Hathaway is pleased the next day when the rocket lands to find it is commanded by Captain Wilder, who was the captain of the Forth Expedition in “—And the Moon Be Still as Bright.” Wilder has been exploring the universe for 20 years after authorities on Earth wanted to prevent him from “interfer[ing] with colonial policy” (211) on Mars, but he and his crew are heading back to Earth and agree to take on Hathaway and his family.

Overjoyed, Hathaway invites Wilder and his crew for a large breakfast. After exchanging what news they have—war still rages on Earth, Sam Parkhill and his wife have returned to Earth, the surviving Martians appear to be dead, Walter Gripp refused Wilder’s offer to return with them—Hathaway introduces his family to Wilder and the crew. Wilder is taken aback, however, as he had met Hathaway’s family 25 years previously, and they haven’t aged since. After sending one of his men to investigate, Wilder discovers the graves of Hathaway’s family, who died in 2007, and realizes that Hathaway built robotic versions of his family.

Hathaway’s heart gives out toward the end of breakfast, and he dies. When his family is given the news, they are unperturbed and relate a story of Hathaway automating a nearby town to give the impression of continuing life. Wilder and his crew bury Hathaway with his family but decide to leave the robotic family operating. After they have gone, the robots continue to perform their roles, gathering each night around a fire, talking and laughing.

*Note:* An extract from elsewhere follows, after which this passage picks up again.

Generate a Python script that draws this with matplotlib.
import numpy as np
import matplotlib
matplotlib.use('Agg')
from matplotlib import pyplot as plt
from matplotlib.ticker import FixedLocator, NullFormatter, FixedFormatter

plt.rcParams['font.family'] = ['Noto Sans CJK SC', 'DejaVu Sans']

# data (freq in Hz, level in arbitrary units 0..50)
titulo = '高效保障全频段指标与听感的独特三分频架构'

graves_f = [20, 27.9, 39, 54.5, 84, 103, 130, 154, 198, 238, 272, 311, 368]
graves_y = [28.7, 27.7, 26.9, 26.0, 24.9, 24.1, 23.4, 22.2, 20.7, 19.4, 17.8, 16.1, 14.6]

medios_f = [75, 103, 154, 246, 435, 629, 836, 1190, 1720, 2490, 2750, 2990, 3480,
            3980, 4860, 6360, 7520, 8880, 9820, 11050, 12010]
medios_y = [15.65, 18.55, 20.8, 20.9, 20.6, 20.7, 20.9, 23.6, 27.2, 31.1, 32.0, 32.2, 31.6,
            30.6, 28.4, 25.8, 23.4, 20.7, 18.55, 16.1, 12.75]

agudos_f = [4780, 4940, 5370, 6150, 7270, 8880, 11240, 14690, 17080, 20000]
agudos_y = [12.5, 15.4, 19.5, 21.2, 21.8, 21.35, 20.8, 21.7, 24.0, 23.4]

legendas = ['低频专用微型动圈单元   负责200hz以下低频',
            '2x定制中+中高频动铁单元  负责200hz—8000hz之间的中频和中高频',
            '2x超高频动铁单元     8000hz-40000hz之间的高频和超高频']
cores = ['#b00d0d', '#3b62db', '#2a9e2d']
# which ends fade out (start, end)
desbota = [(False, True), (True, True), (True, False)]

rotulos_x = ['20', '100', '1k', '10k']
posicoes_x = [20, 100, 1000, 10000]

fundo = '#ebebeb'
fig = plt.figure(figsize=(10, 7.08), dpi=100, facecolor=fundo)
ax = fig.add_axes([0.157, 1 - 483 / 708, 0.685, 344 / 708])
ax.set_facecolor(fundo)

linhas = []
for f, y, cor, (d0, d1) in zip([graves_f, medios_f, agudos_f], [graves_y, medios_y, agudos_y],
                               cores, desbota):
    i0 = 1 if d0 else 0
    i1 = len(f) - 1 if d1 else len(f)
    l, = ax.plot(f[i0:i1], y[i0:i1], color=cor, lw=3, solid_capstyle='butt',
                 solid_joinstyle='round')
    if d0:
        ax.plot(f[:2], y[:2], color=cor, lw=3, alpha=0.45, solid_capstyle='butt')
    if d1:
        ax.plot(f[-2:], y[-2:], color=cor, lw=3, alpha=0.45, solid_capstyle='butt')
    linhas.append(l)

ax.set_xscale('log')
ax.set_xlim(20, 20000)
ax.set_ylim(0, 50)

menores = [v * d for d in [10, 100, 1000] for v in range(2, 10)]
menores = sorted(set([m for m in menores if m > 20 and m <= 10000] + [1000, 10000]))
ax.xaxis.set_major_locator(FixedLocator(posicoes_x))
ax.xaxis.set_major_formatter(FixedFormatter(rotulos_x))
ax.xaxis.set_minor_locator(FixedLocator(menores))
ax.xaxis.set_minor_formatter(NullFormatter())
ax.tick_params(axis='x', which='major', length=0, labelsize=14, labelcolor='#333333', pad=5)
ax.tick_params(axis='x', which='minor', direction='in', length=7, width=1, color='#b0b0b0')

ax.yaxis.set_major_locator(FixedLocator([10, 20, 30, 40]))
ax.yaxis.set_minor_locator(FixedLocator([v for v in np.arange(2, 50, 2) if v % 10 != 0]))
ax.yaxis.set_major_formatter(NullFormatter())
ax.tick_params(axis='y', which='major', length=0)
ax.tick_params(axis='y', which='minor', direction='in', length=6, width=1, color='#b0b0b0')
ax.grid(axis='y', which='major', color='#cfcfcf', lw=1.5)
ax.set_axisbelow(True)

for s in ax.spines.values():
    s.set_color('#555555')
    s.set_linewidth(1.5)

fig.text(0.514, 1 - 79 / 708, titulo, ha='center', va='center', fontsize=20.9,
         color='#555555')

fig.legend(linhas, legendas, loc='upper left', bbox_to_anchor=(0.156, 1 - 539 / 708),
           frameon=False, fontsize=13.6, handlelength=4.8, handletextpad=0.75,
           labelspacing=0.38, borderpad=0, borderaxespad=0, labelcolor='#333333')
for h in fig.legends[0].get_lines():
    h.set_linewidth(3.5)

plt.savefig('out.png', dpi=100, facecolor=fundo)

The robotic version of Hathaway’s wife watches the Earth every night, though she does not know why. 

“April 2026: The Long Years” Analysis

Though 20 years have passed since detailing Walter Gripp’s disillusionment in “The Silent Towns,” Bradbury continues the theme from the previous story, examining the human reaction to loneliness and abandonment and the nature of human connection. While Gripp refuses connection that doesn’t appear on his own terms, even rejecting Wilder’s invitation back to Earth, Hathaway cannot abide the loneliness and creates replicas of human connection just so that he might survive. Were it not for the companionship of the robots, he tells them, he would have attempted suicide. This is contrasted against the image of Gripp, gratefully alone, smoking a pipe while in a rocking chair in the middle of the road.

Hathaway’s death just as he is able to regain actual human connection complicates this picture further. He is excited and generous to Wilder and his crew, but his manner is somewhat off-putting, leaving them suspicious and ill-at-ease. This suggests that Hathaway has lost the ability to form meaningful human connections after so many years of fostering pseudo-human connection. Hathaway is presented as a sympathetic character in this light, a portrait of healthy human nature warped by loneliness and isolation, whereas Gripp’s self-sufficiency is viewed as harmful.

Before Hathaway’s family is revealed to be robots in the story, Bradbury’s use of distancing language in depicting the robots, “the wife, the two daughters, and the son” (210)—rather than “his wife” etc.—prefigures them as objects. However, the robots are not treated with indifference in the narrative, they are kind and warm, and Wilder cannot bring himself to euthanize them, leaving them to continue to operate within a structure of Hathaway’s nostalgia and communal need. This affords them a lasting importance as the enduring representation of what humanity attempted to achieve on Mars.